Visualizing a data model is a quick and easy way to verify that we have successfully created the model we were aiming for. We can use dm_draw() at any stage of the process to generate a visual representation of the tables and the links between them:

flights_dm_no_keys %>%
  dm_draw(rankdir = "TB", view_type = "all")

flights_dm_no_keys %>%
  dm_add_pk(airlines, carrier) %>%
  dm_draw()

flights_dm_only_pks %>%
  dm_add_fk(flights, tailnum, planes) %>%
  dm_draw()

flights_dm_all_keys %>%
  dm_draw()

Integrity Checks

As well as checking our data model visually, dm can examine the constraints we have created by the addition of keys and verify that they are sensible.

flights_dm_no_keys %>%
  dm_examine_constraints()

flights_dm_only_pks %>%
  dm_examine_constraints()

flights_dm_all_keys %>%
  dm_examine_constraints()

The results are presented in a human-readable form, and available as a tibble for programmatic inspection.

Programming

Helper functions are available to access details on keys and check results.

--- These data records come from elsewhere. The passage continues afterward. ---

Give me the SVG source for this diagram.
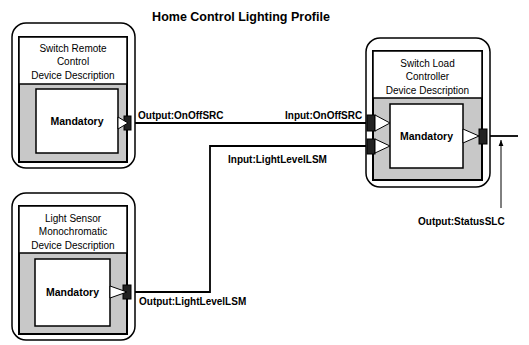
<svg xmlns="http://www.w3.org/2000/svg" width="529" height="345" viewBox="0 0 529 345">
<defs>
<style>
.outer{fill:#fff;stroke:#000;stroke-width:1.5}
.frame{fill:#c8c8c8;stroke:#000;stroke-width:2}
.head{fill:#fff;stroke:#000;stroke-width:1.5}
.mand{fill:#fff;stroke:#000;stroke-width:1.5}
.port{fill:#222;stroke:#000;stroke-width:1}
.tri{fill:#fff;stroke:#000;stroke-width:1}
.ht{font-family:"Liberation Sans",Arial,sans-serif;font-size:10px;text-anchor:middle;fill:#000}
.mt{font-family:"Liberation Sans",Arial,sans-serif;font-size:10.5px;font-weight:bold;text-anchor:middle;fill:#000}
.lbl{font-family:"Liberation Sans",Arial,sans-serif;font-size:10px;font-weight:bold;fill:#000}
.wire{fill:none;stroke:#000;stroke-width:1.8}
.thin{fill:none;stroke:#000;stroke-width:1}
</style>
<marker id="arr" viewBox="0 0 10 10" refX="10" refY="5" markerWidth="6" markerHeight="6" orient="auto">
<path d="M0,1 L10,5 L0,9 Z" fill="#000"/>
</marker>
</defs>
<rect width="529" height="345" fill="#fff"/>
<text x="241" y="21" font-family="Liberation Sans,Arial,sans-serif" font-size="12.5" font-weight="bold" text-anchor="middle">Home Control Lighting Profile</text>

<g id="connectors">
<path class="wire" d="M130,123 H367"/>
<path class="wire" d="M130,292 H210 V146 H367"/>
<path class="wire" d="M486,136 H518"/>
<path class="thin" d="M501,208 V140" marker-end="url(#arr)"/>
<text class="lbl" x="138" y="119">Output:OnOffSRC</text>
<text class="lbl" x="285" y="119">Input:OnOffSRC</text>
<text class="lbl" x="228" y="163">Input:LightLevelLSM</text>
<text class="lbl" x="139" y="305">Output:LightLevelLSM</text>
<text class="lbl" x="418" y="225">Output:StatusSLC</text>
</g>

<g id="switch-remote-control">
<rect class="outer" x="12" y="23" width="123" height="145" rx="14"/>
<rect class="frame" x="19" y="37" width="108" height="125"/>
<rect class="head" x="19" y="37" width="108" height="47"/>
<text class="ht" x="73" y="51.5">Switch Remote</text>
<text class="ht" x="73" y="65">Control</text>
<text class="ht" x="73" y="78.5">Device Description</text>
<rect class="mand" x="36" y="89" width="82" height="64"/>
<text class="mt" x="77" y="125">Mandatory</text>
<rect class="port" x="124" y="116" width="7" height="14"/>
<path class="tri" d="M118,117 L128,123 L118,129 Z"/>
</g>

<g id="light-sensor">
<rect class="outer" x="12" y="193" width="123" height="147" rx="14"/>
<rect class="frame" x="19" y="206" width="108" height="128"/>
<rect class="head" x="19" y="206" width="108" height="47"/>
<text class="ht" x="73" y="221.5">Light Sensor</text>
<text class="ht" x="73" y="235">Monochromatic</text>
<text class="ht" x="73" y="248.5">Device Description</text>
<rect class="mand" x="35" y="259" width="75" height="67"/>
<text class="mt" x="72.5" y="296">Mandatory</text>
<rect class="port" x="123" y="285" width="8" height="14"/>
<path class="tri" d="M110,286 L127,292 L110,298 Z"/>
</g>

<g id="switch-load-controller">
<rect class="outer" x="366" y="38" width="124" height="149" rx="14"/>
<rect class="frame" x="373" y="51" width="109" height="129"/>
<rect class="head" x="373" y="51" width="109" height="47"/>
<text class="ht" x="427.5" y="66.5">Switch Load</text>
<text class="ht" x="427.5" y="80">Controller</text>
<text class="ht" x="427.5" y="93.5">Device Description</text>
<rect class="mand" x="390" y="104" width="73" height="64"/>
<text class="mt" x="426.5" y="140">Mandatory</text>
<rect class="port" x="367" y="115" width="8" height="16"/>
<path class="tri" d="M375,115 L390,123 L375,131 Z"/>
<rect class="port" x="367" y="139" width="8" height="15"/>
<path class="tri" d="M375,139 L390,146 L375,153 Z"/>
<path class="tri" d="M463,129 L479,136 L463,143 Z"/>
<rect class="port" x="479" y="129" width="8" height="15"/>
</g>
</svg>
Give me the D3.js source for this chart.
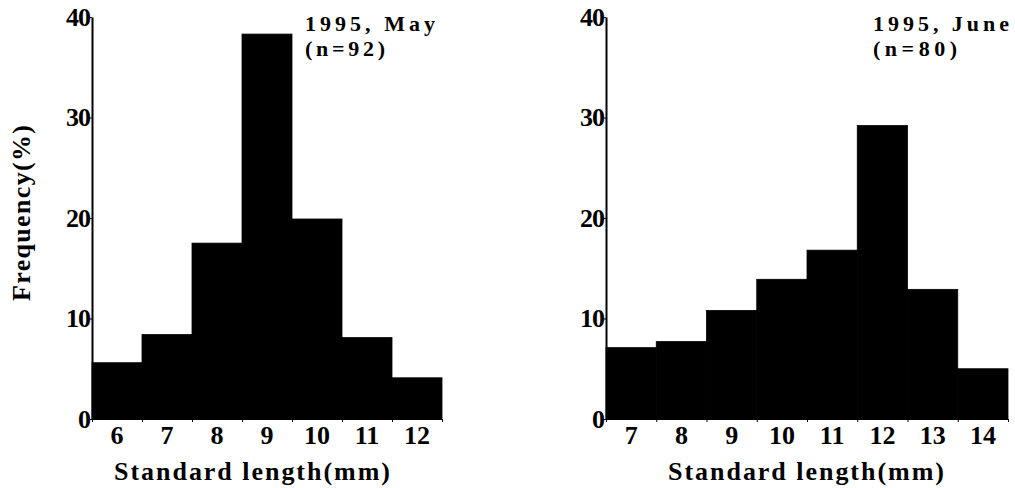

A data frame of primary keys is retrieved with dm_get_all_pks():

flights_dm_only_pks %>%
  dm_get_all_pks()

Similarly, a data frame of foreign keys is retrieved with dm_get_all_fks():

flights_dm_all_keys %>%
  dm_get_all_fks()

We can use tibble::as_tibble() on the result of dm_examine_constraints() to programmatically inspect which constraints are not satisfied:

flights_dm_all_keys %>%
  dm_examine_constraints() %>%
  tibble::as_tibble()

Conclusion

In this tutorial, we have demonstrated how simple it is to create relational data models from local data frames using {dm}, including setting primary and foreign keys and visualizing the resulting relational model.